— start of DATASET EXTRACT —
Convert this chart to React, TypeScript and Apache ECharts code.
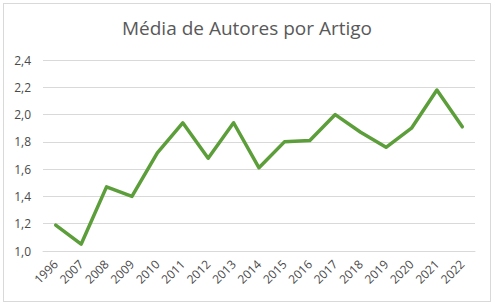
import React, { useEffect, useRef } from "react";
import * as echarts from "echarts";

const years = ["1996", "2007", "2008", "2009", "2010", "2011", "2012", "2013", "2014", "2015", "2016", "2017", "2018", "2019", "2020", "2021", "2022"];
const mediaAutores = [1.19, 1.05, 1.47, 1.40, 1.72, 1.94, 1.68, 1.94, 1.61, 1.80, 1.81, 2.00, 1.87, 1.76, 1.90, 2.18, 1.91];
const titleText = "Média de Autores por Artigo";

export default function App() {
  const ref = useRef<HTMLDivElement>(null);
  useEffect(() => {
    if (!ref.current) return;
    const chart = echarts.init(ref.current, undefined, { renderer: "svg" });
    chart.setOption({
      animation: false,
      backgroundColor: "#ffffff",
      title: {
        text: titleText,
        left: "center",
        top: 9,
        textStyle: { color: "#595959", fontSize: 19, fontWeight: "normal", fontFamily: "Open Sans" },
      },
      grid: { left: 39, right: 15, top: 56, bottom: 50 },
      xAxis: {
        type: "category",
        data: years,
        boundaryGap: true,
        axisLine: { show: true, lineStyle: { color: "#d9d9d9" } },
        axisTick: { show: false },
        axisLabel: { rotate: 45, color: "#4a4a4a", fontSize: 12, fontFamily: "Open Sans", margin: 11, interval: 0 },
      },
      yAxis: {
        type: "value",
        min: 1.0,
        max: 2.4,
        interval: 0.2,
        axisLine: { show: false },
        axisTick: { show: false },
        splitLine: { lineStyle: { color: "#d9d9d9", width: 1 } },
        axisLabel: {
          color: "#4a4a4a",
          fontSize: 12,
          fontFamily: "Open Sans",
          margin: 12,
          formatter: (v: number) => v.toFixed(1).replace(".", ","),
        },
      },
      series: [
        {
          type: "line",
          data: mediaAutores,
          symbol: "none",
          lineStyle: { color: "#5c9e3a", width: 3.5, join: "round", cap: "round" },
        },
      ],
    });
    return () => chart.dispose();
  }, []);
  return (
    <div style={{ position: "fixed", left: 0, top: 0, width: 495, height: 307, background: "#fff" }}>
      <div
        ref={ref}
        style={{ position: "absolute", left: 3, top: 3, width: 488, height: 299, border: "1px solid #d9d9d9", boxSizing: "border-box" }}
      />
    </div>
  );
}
— end of DATASET EXTRACT —
- THE TASK -
Restate the material word for word from its first line through the line containing "de Autores por", both included; the pictures do not belong in it.

- WRITTEN ANSWER -
Convert this chart to React, TypeScript and Apache ECharts code.
import React, { useEffect, useRef } from "react";
import * as echarts from "echarts";

const years = ["1996", "2007", "2008", "2009", "2010", "2011", "2012", "2013", "2014", "2015", "2016", "2017", "2018", "2019", "2020", "2021", "2022"];
const mediaAutores = [1.19, 1.05, 1.47, 1.40, 1.72, 1.94, 1.68, 1.94, 1.61, 1.80, 1.81, 2.00, 1.87, 1.76, 1.90, 2.18, 1.91];
const titleText = "Média de Autores por Artigo";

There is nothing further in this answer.